Figures 2 shows the average curves of the various terms described above according to the number of training iterations, for all the UCI datasets we experiment in this paper. It should be recalled that, in our experiments, we add one instance per iteration in the training set of each model and that this instance is labeled by the other model. To have smoother curves, we compute the terms every 5 iterations. We illustrate the determinacy, the single accuracy and the set accuracy only for the maximality decision rule since we get similar curves with the interval dominance.

A first thing we can notice is that the precise accuracy (whatever the decision rule), compared to the standard accuracy, increases in a steadier and steeper way. This, again, indicates that credal co-training can be more robust than its standard counterpart. The fact that the single-accuracy is high confirms that the set \(S_{H_i \rightarrow H_j}\) will contain informative data and that the data for which the credal models give unique predictions during the co-training process are very reliable. Similarly, the high set accuracy suggest that the indeterminate predictions generally contain the true labels.

In addition, the increase of determinacy shows that each classifier becomes more confident as labelled data accumulates, yet it remains cautious on some instances. The fact that the determinacy tends to stabilize after a while suggests that the proposed approach is mainly interesting when starting the process, that is when the information is minimal. This confirms our intuition that one of the main interest of the credal approach is to avoid possible prior bias.

6 Conclusion

In this paper, we propose an extension of the standard co-training process to credal models.

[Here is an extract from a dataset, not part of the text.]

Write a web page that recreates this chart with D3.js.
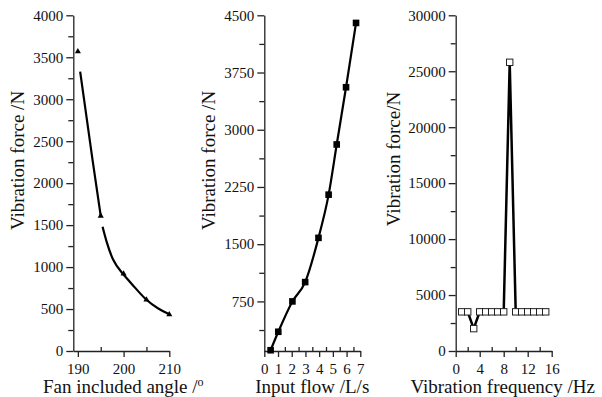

Combining the co-training process with the imprecise probability framework enables to define new strategies for selecting informative instances in a pool of unlabeled data. The idea of these strategies is to use the ability of credal models to produce unique predictions only when having enough information, and set-valued predictions when being too uncertain.

We experiment on several UCI datasets the various selection strategies we propose and we compare the credal co-training with the standard co-training process and the supervised framework. Experiments confirm that the co-training with credal models is generally more efficient and more reliable than the standard co-training framework and the supervised case.